Toward this end, Smart Change is partnering with the BC Federation of Labour (and its union and non-union partners) in the BC Fight For $15 - Living Wage campaign. Smart Change will focus its public engagement efforts in Vancouver and Victoria.
We hope you will join us!
Time to increase the Minimum Wage
On November 26, 2014 Jim Sinclair, the outgoing President of the BC Federation of Labour, announced that the Fed was launching the Fight for $15 campaign, calling on the provincial government to increase the minimum wage to $15/hour.
On November 28, 2014 Irene Lanzinger the newly elected BC Fed President (first woman elected), reiterated that the Fight for $15 was one of her top goals.
BC’s minimum wage has been frozen for two years now (almost three years for farmworkers); meanwhile, BC’s major metropolitan areas are becoming some of the most expensive places to live in Canada. B.C.'s current minimum wage is $10.25 per hour, although the minimum wage for liquor servers is $9 per hour.
BC’s minimum wage rates are set on an ad hoc, discretionary basis by the BC government.
The BC process for increasing minimum wage is out of step with the majority of provinces in Canada. Most other provinces automatically adjust minimum wage annually on the basis of economic and social indicators, including the cost of living, average weekly wages, and poverty indicators.
For example, Nova Scotia indexes its minimum wage rate to changes in the StatsCan LICO and cost of living index. Alberta and the Yukon automatically adjust their minimum wage on the basis of increases in the cost of living index and/or average weekly earnings. Manitoba, New Brunswick, Newfoundland, Prince Edward Island and Saskatchewan adjust their minimum wages on the basis of the recommendations of independent minimum wage boards.
In 2006, over 650 US economists, including five Nobel Laureates, signed on to a joint statement stating “a modest increase in the minimum wage would improve the well-being of low-wage workers and would not have the adverse effects that critics have claimed.”
In fact, following BC’s 2011 minimum wage rate increase, there was a net gain of 54,000 jobs and a decline in the unemployment rate (April 2011 to May 2012).
In January 2012, Statistics Canada data revealed that BC was the only province where the bottom 90 percent made less in 2010 that they did in 1982. In Vancouver, the bottom 90 percent saw their incomes drop by $4,300 after accounting for inflation — the biggest decline in Canada’s three largest cities.

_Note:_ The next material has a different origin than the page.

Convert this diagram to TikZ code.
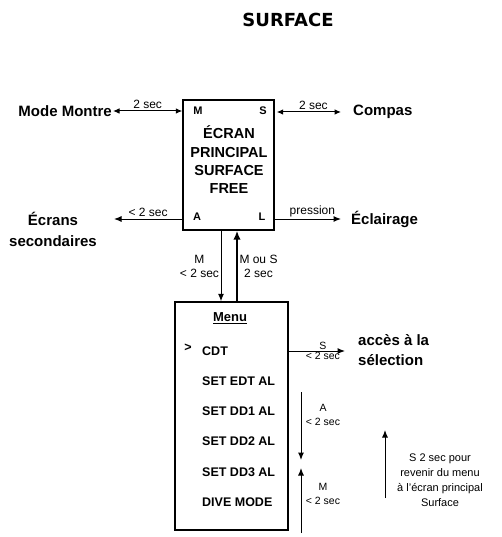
\documentclass[tikz,border=0pt]{standalone}
\usepackage{fontspec}
\setmainfont{Liberation Sans}
\newfontfamily\titlefont{DejaVu Sans}
\usetikzlibrary{arrows.meta, positioning}

\begin{document}
\begin{tikzpicture}[x=1pt, y=-1pt,
  lbl/.style={font=\fontsize{15}{18}\selectfont\bfseries, inner sep=1pt},
  key/.style={font=\fontsize{11}{12}\selectfont\bfseries, inner sep=0pt},
  tm/.style={font=\fontsize{12}{14}\selectfont, inner sep=1.5pt, align=center},
  tms/.style={font=\fontsize{10.5}{14}\selectfont, inner sep=1pt, align=center},
  item/.style={font=\fontsize{12.5}{14}\selectfont\bfseries, anchor=west,
               inner sep=0pt},
  screen/.style={draw, line width=1.4pt, minimum width=91pt,
                 minimum height=130pt},
  arr/.style={-{Latex[length=7.5pt,width=6pt]}, line width=1pt},
  dbl/.style={{Latex[length=6.5pt,width=5.5pt]}-{Latex[length=6.5pt,width=5.5pt]},
              line width=1pt}
]
\useasboundingbox (0,0) rectangle (501,537);
% title
\node[font=\titlefont\fontsize{18}{20}\selectfont\bfseries] (title)
  at (288,20) {SURFACE};
% main screen
\node[screen] (main) at (228.5,165) {};
\node[lbl, align=center, font=\fontsize{14.5}{18.3}\selectfont\bfseries]
  (scr) at (229,160) {ÉCRAN\\PRINCIPAL\\SURFACE\\FREE};
\node[key] (kM) at (198,111) {M};
\node[key] (kS) at (263,111) {S};
\node[key] (kA) at (197,217) {A};
\node[key] (kL) at (262,217) {L};
% side screens
\node[lbl, anchor=east] (mm) at (113,111) {Mode Montre};
\node[lbl, anchor=west] (cp) at (352,112) {Compas};
\node[lbl, align=center, font=\fontsize{15}{21}\selectfont\bfseries]
  (ec) at (53,229) {Écrans\\secondaires};
\node[lbl, anchor=west] (ecl) at (350,219) {Éclairage};
\coordinate (ecTip) at (114,219);
\draw[dbl] (mm.east) -- (main.west |- mm.east)
  node[tm, midway, above] {2 sec};
\draw[dbl, shorten <=2pt, shorten >=11pt] (main.east |- cp.west) -- (cp.west)
  node[tm, midway, above] {2 sec};
\draw[arr] (main.west |- ecTip) -- (ecTip)
  node[tm, midway, above] {< 2 sec};
\draw[arr, shorten >=9pt] (main.east |- ecl.west) -- (ecl.west)
  node[tm, midway, above] {pression};
% menu
\node[screen, minimum width=113pt, minimum height=228pt] (menu)
  at (231.5,416) {};
\node[font=\fontsize{13}{15}\selectfont\bfseries] (mtitle)
  at (230,318) {\underline{Menu}};
\node[item, anchor=center] (cur) at (188,348) {>};
\foreach \txt [count=\i] in {CDT, SET EDT AL, SET DD1 AL, SET DD2 AL,
                             SET DD3 AL, DIVE MODE}
  \node[item] (it\i) at (202,320.8+30.2*\i) {\txt};
% screen <-> menu
\coordinate (dnX) at (221,265);
\coordinate (upX) at (237,265);
\draw[arr] (main.south -| dnX) -- (menu.north -| dnX)
  node[tm, midway, left] {M\\< 2 sec};
\draw[-{Latex[length=9pt,width=7.5pt]}, line width=2pt]
  (menu.north -| upX) -- (main.south -| upX)
  node[tm, midway, right] {M ou S\\2 sec};
% selection
\node[lbl, anchor=west, align=left,
      font=\fontsize{15}{20}\selectfont\bfseries]
  (acc) at (357,350) {accès à la\\sélection};
\draw[arr, shorten >=12pt] (menu.east |- it1) -- (acc.west |- it1)
  node[tms, midway, above] {S} node[tms, midway, below] {< 2 sec};
% scrolling
\coordinate (aTop) at (301,392);
\coordinate (aBot) at (301,460);
\coordinate (mBot) at (301,533);
\coordinate (mTop) at (301,468);
\draw[arr] (aTop) -- (aBot);
\draw[arr] (mBot) -- (mTop);
\node[tms] (aLbl) at (323,415) {A\\< 2 sec};
\node[tms] (mLbl) at (323,494) {M\\< 2 sec};
% back to surface
\coordinate (nBot) at (385,498);
\coordinate (nTop) at (385,430);
\draw[arr] (nBot) -- (nTop);
\node[tms, font=\fontsize{11}{15}\selectfont] (note) at (440,480)
  {S 2 sec pour\\revenir du menu\\à l'écran principal\\Surface};
\end{tikzpicture}
\end{document}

A further Stats Can study shows that “In 2013, the average minimum wage in Canada amounted to $10.14 per hour. The 1975 minimum wage translated into 2013 dollars (that is, the real minimum wage) was almost identical at $10.13.”
This is unacceptable! Low wage workers are falling behind, and continue to struggle to make ends meet and support their families.
As an immediate action, the B.C. Federation of Labour is calling on the BC government to increase minimum wage to $15 per hour.
That is not the end point, but an important start to ensure our lowest paid workers get the lift they need.